### DATA EXCERPT

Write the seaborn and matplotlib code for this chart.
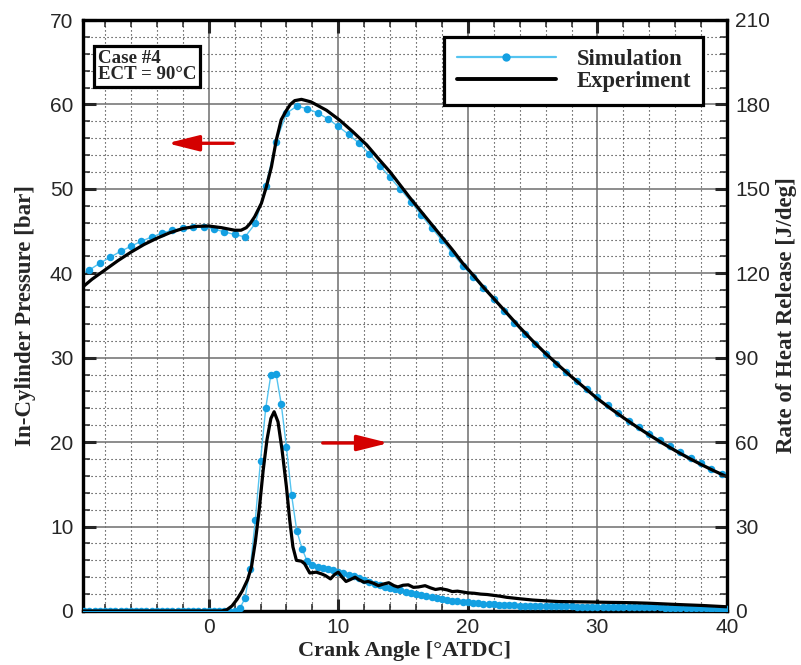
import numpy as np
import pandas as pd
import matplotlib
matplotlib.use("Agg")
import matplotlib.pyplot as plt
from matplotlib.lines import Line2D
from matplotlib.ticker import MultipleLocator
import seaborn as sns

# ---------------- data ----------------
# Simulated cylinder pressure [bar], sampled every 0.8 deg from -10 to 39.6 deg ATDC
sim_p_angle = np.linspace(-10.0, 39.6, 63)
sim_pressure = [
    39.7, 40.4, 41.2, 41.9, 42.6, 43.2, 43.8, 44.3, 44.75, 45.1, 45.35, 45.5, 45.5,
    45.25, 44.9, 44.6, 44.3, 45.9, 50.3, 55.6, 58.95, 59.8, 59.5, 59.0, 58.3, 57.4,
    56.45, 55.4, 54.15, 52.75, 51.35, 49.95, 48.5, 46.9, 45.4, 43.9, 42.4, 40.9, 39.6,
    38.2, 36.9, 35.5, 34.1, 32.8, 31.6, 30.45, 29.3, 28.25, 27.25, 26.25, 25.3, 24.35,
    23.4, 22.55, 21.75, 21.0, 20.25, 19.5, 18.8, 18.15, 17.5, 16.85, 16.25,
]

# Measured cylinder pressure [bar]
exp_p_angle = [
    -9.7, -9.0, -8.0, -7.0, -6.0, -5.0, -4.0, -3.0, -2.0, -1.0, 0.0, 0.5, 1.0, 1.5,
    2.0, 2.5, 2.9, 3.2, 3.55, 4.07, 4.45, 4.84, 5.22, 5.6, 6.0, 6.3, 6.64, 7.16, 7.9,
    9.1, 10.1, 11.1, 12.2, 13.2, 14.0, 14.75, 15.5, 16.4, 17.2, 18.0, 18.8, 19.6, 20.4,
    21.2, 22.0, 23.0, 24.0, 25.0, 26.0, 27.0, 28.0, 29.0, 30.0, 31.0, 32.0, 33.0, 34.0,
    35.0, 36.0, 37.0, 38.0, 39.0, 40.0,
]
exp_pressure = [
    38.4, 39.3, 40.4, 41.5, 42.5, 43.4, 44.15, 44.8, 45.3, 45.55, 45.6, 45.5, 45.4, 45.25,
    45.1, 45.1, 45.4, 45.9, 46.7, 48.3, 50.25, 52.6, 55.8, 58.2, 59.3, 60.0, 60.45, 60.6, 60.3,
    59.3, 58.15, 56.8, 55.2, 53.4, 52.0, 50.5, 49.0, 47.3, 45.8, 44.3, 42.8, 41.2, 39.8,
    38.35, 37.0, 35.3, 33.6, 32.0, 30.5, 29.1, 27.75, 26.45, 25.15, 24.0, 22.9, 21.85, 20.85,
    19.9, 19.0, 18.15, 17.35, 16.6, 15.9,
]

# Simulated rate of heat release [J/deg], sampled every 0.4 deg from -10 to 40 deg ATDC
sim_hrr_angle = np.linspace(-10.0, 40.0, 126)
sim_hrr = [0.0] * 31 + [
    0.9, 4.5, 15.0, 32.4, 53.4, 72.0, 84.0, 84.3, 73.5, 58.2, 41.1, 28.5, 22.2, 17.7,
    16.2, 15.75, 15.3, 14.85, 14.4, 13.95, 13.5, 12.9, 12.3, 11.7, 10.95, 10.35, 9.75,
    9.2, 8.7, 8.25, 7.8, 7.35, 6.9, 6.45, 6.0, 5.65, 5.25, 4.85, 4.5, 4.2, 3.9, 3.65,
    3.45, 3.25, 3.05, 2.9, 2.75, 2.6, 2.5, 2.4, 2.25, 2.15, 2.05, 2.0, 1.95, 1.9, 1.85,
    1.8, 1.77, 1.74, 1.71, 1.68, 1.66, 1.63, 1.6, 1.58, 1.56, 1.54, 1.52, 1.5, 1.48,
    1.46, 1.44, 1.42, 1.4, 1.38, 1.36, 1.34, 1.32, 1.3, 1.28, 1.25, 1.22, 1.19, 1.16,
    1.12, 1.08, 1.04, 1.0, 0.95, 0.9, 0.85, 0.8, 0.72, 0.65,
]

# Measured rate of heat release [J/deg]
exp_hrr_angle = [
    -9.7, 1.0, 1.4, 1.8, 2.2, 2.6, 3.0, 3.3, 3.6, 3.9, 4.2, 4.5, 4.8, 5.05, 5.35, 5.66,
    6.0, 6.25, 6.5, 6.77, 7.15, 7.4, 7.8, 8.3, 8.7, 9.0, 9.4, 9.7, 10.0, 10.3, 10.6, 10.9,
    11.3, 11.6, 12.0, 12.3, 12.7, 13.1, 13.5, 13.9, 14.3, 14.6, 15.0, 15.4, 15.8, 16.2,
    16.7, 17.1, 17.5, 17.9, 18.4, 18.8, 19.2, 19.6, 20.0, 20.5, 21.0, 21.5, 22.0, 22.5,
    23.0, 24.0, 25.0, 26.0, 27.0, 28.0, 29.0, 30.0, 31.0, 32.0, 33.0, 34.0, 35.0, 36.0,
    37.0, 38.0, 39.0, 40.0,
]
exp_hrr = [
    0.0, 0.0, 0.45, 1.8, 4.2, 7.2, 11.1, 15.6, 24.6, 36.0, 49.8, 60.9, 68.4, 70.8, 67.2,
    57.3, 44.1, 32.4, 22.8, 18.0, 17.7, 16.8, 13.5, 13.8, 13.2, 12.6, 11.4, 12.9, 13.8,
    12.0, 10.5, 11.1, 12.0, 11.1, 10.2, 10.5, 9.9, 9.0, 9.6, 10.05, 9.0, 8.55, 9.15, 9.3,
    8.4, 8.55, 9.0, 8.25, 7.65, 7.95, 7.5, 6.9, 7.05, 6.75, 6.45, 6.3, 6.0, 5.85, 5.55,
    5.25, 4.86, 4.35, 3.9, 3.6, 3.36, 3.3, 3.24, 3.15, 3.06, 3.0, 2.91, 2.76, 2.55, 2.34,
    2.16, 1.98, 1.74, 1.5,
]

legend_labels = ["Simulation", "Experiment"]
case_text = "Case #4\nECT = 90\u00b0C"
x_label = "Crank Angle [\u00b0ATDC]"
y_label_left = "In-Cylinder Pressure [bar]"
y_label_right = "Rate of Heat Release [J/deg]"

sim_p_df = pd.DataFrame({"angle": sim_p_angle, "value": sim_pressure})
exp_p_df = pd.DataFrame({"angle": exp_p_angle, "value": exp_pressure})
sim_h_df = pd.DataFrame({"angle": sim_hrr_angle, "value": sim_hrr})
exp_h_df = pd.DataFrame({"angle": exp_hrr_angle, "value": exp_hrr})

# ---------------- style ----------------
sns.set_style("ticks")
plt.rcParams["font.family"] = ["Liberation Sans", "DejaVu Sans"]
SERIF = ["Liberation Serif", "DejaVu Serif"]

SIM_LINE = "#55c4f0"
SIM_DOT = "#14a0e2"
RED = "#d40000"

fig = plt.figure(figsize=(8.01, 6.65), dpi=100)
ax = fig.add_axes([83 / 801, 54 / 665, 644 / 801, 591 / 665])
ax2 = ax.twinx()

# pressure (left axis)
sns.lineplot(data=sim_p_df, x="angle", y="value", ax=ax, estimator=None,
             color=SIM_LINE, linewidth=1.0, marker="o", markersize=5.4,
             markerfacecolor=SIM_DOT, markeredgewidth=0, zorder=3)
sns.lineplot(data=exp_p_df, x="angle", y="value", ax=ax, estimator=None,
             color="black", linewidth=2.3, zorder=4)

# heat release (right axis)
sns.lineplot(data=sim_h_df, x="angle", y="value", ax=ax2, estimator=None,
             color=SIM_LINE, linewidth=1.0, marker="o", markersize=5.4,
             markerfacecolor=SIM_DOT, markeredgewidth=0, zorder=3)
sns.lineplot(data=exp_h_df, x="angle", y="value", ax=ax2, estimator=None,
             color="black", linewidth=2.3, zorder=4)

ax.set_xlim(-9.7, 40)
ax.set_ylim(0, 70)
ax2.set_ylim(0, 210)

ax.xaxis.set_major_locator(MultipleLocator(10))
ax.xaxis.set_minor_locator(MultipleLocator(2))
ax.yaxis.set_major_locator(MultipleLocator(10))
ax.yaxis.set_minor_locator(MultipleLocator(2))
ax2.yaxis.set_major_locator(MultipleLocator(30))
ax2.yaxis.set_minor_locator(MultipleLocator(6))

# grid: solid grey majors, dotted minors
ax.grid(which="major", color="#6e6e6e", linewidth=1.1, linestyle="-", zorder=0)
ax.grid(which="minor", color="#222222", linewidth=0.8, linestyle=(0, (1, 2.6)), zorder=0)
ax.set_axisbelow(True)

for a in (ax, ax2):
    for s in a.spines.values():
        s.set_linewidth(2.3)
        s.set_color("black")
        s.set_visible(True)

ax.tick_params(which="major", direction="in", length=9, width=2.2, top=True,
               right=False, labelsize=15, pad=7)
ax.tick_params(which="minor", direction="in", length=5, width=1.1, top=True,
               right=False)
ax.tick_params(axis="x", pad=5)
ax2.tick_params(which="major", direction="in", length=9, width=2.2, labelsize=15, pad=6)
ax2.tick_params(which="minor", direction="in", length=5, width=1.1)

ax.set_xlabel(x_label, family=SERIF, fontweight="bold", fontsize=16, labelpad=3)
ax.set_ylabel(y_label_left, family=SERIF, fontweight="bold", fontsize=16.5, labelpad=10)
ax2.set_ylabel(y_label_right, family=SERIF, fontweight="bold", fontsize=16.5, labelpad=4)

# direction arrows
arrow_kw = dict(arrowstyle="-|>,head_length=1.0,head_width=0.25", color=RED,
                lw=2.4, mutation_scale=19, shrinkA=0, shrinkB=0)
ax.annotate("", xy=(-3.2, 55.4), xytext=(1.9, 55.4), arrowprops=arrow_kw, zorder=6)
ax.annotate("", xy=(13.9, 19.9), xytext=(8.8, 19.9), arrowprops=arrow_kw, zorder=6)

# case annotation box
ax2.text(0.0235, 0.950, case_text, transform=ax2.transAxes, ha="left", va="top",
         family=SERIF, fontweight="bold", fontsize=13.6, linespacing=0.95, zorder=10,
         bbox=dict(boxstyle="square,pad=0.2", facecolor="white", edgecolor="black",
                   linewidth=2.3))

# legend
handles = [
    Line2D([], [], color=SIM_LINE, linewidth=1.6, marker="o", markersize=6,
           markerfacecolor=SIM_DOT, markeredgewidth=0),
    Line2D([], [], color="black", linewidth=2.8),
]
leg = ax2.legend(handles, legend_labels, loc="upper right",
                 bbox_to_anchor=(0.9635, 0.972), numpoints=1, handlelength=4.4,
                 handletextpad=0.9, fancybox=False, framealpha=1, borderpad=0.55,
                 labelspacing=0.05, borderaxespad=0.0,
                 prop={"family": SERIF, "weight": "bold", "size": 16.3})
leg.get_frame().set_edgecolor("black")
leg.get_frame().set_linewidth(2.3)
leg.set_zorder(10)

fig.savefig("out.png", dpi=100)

######

- WHAT THE EXERCISE ASKS: Output exactly the span of lines from the top of the listing through the line holding "import seaborn as sns", and leave every picture out.

- TASK OUTPUT:
Write the seaborn and matplotlib code for this chart.
import numpy as np
import pandas as pd
import matplotlib
matplotlib.use("Agg")
import matplotlib.pyplot as plt
from matplotlib.lines import Line2D
from matplotlib.ticker import MultipleLocator
import seaborn as sns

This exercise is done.